▶ [What to do]
Without including any pictures, write out the listing below exactly.

════

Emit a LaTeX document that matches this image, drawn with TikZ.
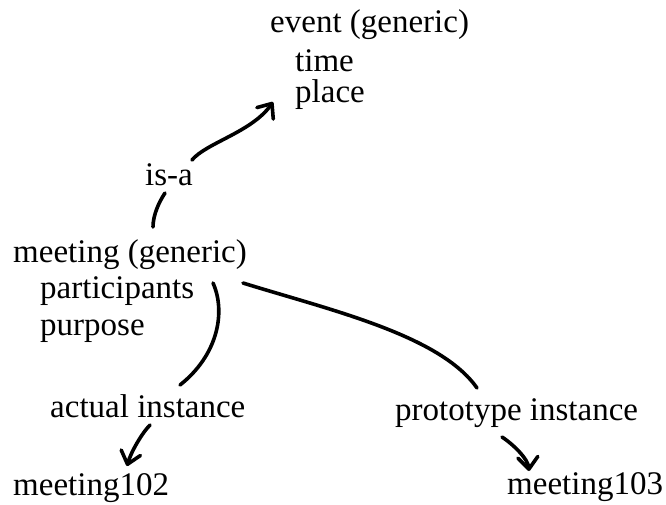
\documentclass[tikz,border=0pt]{standalone}
\usepackage{fontspec}
\setmainfont{Liberation Serif}
\usetikzlibrary{arrows.meta}
\tikzset{
  lbl/.style={anchor=base west, inner sep=0pt, font=\fontsize{33}{40}\selectfont},
  link/.style={line width=3.6pt, line cap=round, line join=round},
  arr/.style={link, -{Straight Barb[length=12pt,width=20pt,line cap=round,line join=round]}}
}
\begin{document}
\begin{tikzpicture}[x=1pt,y=-1pt]
\useasboundingbox (0,0) rectangle (666,504);
% nodes
\node[lbl] (event) at (270,32) {event (generic)};
\node[lbl] (time) at (295,71) {time};
\node[lbl] (place) at (295,102) {place};
\node[lbl] (isa) at (145,185) {is-a};
\node[lbl] (meeting) at (13,262) {meeting (generic)};
\node[lbl] (participants) at (40,298) {participants};
\node[lbl] (purpose) at (40,335) {purpose};
\node[lbl] (actual) at (50,417) {actual instance};
\node[lbl] (proto) at (395,420) {prototype instance};
\node[lbl] (m102) at (13,495) {meeting102};
\node[lbl] (m103) at (507,494) {meeting103};
% connectors
\draw[arr] ([shift={(47,-25)}]isa.base west) .. controls +(14,-17) and +(-21,30) .. ([shift={(-22,0)}]place.base west);
\draw[link] ([shift={(20,8)}]isa.base west) .. controls +(-6,9) and +(0,-12) .. ([shift={(140,-35)}]meeting.base west);
\draw[link] ([shift={(173,-15)}]participants.base west) .. controls +(13,29) and +(38,-30) .. ([shift={(130,-32)}]actual.base west);
\draw[link] ([shift={(230,21)}]meeting.base west) .. controls +(87,27) and +(-37,-53) .. ([shift={(82,-32)}]proto.base west);
\draw[arr] ([shift={(100,8)}]actual.base west) .. controls +(-8,8) and +(4,-14) .. ([shift={(114,-29)}]m102.base west);
\draw[arr] ([shift={(107,17)}]proto.base west) .. controls +(12,8) and +(-1,-12) .. ([shift={(22,-23)}]m103.base west);
\end{tikzpicture}
\end{document}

════

▶ [Solution to this task]
Emit a LaTeX document that matches this image, drawn with TikZ.
\documentclass[tikz,border=0pt]{standalone}
\usepackage{fontspec}
\setmainfont{Liberation Serif}
\usetikzlibrary{arrows.meta}
\tikzset{
  lbl/.style={anchor=base west, inner sep=0pt, font=\fontsize{33}{40}\selectfont},
  link/.style={line width=3.6pt, line cap=round, line join=round},
  arr/.style={link, -{Straight Barb[length=12pt,width=20pt,line cap=round,line join=round]}}
}
\begin{document}
\begin{tikzpicture}[x=1pt,y=-1pt]
\useasboundingbox (0,0) rectangle (666,504);
% nodes
\node[lbl] (event) at (270,32) {event (generic)};
\node[lbl] (time) at (295,71) {time};
\node[lbl] (place) at (295,102) {place};
\node[lbl] (isa) at (145,185) {is-a};
\node[lbl] (meeting) at (13,262) {meeting (generic)};
\node[lbl] (participants) at (40,298) {participants};
\node[lbl] (purpose) at (40,335) {purpose};
\node[lbl] (actual) at (50,417) {actual instance};
\node[lbl] (proto) at (395,420) {prototype instance};
\node[lbl] (m102) at (13,495) {meeting102};
\node[lbl] (m103) at (507,494) {meeting103};
% connectors
\draw[arr] ([shift={(47,-25)}]isa.base west) .. controls +(14,-17) and +(-21,30) .. ([shift={(-22,0)}]place.base west);
\draw[link] ([shift={(20,8)}]isa.base west) .. controls +(-6,9) and +(0,-12) .. ([shift={(140,-35)}]meeting.base west);
\draw[link] ([shift={(173,-15)}]participants.base west) .. controls +(13,29) and +(38,-30) .. ([shift={(130,-32)}]actual.base west);
\draw[link] ([shift={(230,21)}]meeting.base west) .. controls +(87,27) and +(-37,-53) .. ([shift={(82,-32)}]proto.base west);
\draw[arr] ([shift={(100,8)}]actual.base west) .. controls +(-8,8) and +(4,-14) .. ([shift={(114,-29)}]m102.base west);
\draw[arr] ([shift={(107,17)}]proto.base west) .. controls +(12,8) and +(-1,-12) .. ([shift={(22,-23)}]m103.base west);
\end{tikzpicture}
\end{document}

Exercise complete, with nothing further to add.